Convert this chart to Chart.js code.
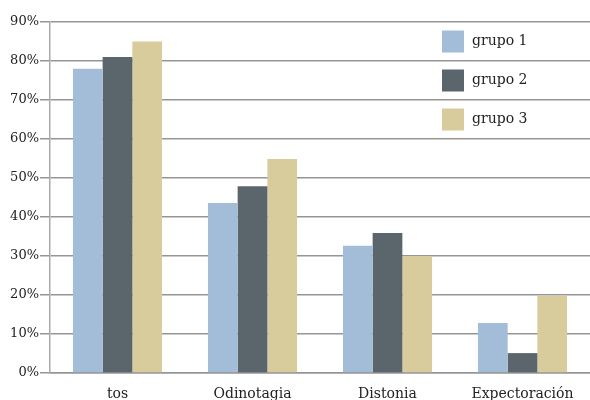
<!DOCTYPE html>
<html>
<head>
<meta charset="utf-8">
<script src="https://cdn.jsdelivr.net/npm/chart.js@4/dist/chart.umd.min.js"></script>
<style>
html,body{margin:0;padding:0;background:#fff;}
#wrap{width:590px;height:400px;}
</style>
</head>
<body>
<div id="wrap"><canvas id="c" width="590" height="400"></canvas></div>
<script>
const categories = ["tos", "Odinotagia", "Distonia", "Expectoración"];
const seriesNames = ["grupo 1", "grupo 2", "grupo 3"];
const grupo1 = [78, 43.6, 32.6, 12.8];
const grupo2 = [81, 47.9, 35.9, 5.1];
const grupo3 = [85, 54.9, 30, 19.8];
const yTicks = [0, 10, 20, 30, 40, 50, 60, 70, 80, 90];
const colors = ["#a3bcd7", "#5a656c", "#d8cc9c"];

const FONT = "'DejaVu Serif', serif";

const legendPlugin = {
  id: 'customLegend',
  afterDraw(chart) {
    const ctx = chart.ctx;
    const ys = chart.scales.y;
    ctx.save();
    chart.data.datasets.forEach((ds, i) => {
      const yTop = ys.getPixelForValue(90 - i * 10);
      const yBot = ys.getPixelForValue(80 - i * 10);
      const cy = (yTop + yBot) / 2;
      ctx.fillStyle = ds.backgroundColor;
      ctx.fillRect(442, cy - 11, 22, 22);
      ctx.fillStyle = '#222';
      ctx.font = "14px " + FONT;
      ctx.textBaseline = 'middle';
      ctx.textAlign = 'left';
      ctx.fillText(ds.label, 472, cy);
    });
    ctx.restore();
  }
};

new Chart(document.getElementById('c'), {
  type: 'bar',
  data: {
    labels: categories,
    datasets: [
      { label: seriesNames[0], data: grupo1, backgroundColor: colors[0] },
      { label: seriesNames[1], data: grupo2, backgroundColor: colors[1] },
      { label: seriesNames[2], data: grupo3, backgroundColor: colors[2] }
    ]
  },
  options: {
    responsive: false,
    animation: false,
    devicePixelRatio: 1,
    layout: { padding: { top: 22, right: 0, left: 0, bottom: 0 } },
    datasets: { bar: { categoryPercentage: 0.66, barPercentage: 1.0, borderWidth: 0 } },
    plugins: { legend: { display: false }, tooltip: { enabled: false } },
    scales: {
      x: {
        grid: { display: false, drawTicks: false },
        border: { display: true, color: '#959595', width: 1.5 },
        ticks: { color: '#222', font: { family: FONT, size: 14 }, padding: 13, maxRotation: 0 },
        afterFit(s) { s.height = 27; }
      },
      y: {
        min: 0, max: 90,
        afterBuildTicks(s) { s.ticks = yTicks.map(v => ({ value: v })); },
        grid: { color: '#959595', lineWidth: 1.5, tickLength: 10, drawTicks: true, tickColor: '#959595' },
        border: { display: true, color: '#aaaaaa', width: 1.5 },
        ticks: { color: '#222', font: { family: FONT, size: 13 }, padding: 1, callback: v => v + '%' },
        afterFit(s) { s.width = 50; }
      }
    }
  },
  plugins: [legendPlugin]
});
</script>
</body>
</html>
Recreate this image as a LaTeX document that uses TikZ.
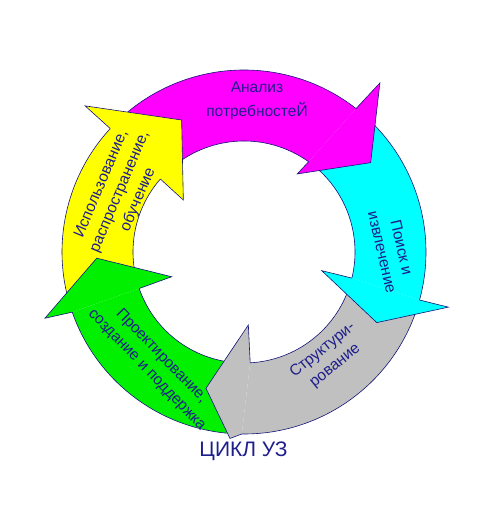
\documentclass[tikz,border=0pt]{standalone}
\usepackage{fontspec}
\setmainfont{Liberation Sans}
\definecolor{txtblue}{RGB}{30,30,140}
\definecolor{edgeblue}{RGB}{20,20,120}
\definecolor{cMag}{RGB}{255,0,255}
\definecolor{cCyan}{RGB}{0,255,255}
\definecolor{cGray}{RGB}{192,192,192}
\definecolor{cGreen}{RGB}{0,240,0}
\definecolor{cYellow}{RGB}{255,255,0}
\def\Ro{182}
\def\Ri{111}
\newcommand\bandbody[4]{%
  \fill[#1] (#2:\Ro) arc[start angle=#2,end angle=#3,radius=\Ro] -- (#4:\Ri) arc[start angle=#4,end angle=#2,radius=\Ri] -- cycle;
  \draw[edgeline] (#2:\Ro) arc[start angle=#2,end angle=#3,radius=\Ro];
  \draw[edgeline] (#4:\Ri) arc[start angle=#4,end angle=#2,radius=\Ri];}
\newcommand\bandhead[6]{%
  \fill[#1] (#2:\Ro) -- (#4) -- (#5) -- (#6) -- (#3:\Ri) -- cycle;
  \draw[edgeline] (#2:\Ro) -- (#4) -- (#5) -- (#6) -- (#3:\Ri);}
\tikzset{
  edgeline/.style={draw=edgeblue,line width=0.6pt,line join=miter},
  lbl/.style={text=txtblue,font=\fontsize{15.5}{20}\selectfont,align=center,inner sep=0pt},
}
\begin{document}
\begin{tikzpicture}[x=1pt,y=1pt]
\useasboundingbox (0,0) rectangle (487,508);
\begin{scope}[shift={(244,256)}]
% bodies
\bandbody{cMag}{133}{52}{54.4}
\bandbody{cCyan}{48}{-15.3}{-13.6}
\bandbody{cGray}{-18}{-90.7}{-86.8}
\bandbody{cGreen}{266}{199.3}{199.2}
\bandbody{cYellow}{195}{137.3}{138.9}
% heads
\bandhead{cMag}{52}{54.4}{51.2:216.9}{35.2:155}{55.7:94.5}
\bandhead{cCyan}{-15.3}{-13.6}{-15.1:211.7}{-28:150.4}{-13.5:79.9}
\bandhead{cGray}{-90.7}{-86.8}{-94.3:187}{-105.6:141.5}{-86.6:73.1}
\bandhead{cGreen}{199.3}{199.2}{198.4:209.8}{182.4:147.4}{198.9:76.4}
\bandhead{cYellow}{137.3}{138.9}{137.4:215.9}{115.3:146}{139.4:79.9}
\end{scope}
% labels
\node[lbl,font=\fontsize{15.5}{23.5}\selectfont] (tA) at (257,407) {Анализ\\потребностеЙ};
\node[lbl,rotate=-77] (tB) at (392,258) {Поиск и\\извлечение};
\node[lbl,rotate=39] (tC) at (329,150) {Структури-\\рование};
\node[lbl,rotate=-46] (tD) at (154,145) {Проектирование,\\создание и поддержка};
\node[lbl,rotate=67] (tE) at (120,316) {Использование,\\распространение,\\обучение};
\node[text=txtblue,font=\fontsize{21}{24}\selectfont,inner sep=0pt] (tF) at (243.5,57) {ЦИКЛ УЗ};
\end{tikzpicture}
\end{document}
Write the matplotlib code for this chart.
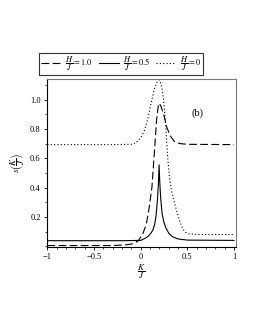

════════

→ Problem requirements
From the records above, pull out each line that has "this".

→ Finished task
Convert this chart to Chart.js code.
Recreate this image as a LaTeX document that uses TikZ.
Write the matplotlib code for this chart.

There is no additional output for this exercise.